Building smarter underground: Copenhagen Metro

The Copenhagen Metro expansion and CMT (the main contractor on the project) look to Atea for innovative IT that can withstand the unique challenges and hardships of working underground.

Begun in 2011, the Copenhagen Metro expansion is a sprawling, multibillion dollar (22.4 billion kroner) construction project. It is immensely complicated not only in terms of building new infrastructure underground: the project is overcoming huge hurdles in the IT area, too.

Martin Lauritsen, the IT Director at CMT—the main contractor for the project—describes it as one the most complicated IT undertakings he has faced in his career. He chose Atea as partner for the installation of 95% of all IT installations on the project. This includes: laptops, networks, printers and print solutions, mobile phones, servers, data storage, as well as secure backup power-supply units for critical equipment when standard power needs to be disconnected during excavation work.

Everything in constant motion underground

Since this project involves more than 20 construction sites around Copenhagen, the IT infrastructure supporting it has to be flexible and robust. In essence, the workplaces that need to be connected are constantly moving while tunneling work progresses. Lauritsen explains: “when we get to a construction site, first we have to find out how we can establish an internet connection that can be moved easily on short notice. But we can’t just lay cables anywhere. So the job often involves finding creative solutions to cover all corners of the site.”

The project also involves dealing with the challenges of working with large, heavy IT equipment. For example, this included having to deliver and install 105kg printers at 2nd floor locations: a job that didn’t always include the luxury of having a freight car at their disposal.

Durable IT in a tough environment

Keeping IT operational in an underground environment is a unique challenge. Amid all the dust, moisture, mud and concrete flooring, equipment has to function reliably. This influences the hardware choices that CMT makes in consultation with Atea. “Of our 180 laptops in use on the project, only four have simply been too broken to repair,” Lauritsen says. “Getting that level of performance shows you a lot of thought has gone making purchasing choices that match with where the products need to perform.”

Security needs to be just as bulletproof. On the project site, there are many confidential documents and design drawings that have to remain in authorized hand only. Therefore, printer choices are informed by that need. “We chose to change our entire print solution to a leased model at Atea about a year and a half ago, Lauritsen explains. “This means we currently have printers, central controls, automatic toner orders, and we save 30 percent in electricity on an annual basis.”

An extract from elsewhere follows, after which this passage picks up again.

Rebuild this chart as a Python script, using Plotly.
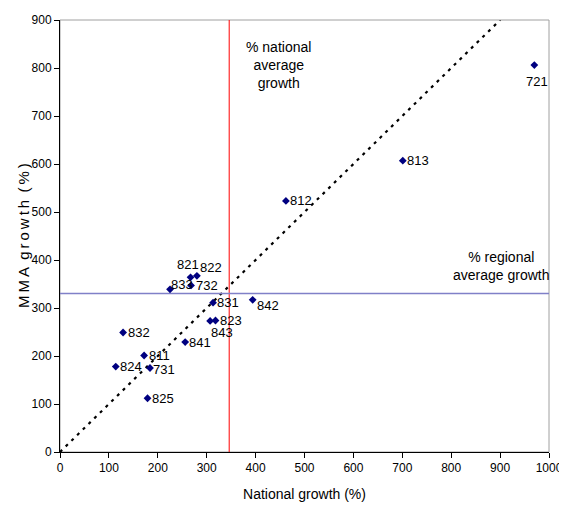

Keeping it simple and flexible

Since the start of this project, it’s been vital to have flexible IT solutions: you can’t always predict how many servers and how much data storage you’re going to need. Lauritsen explains: “We’re a large company that generates a lot of data, so it has been important to scale our IT as needed.” Just as important: solutions have to keep things simple. And working with Atea helps to keep everyone focused on what counts. As Lauritsen concludes: “Don’t just fall in love with some new smart feature. It could end up complicating your work. Be realistic and use your energy the right places.”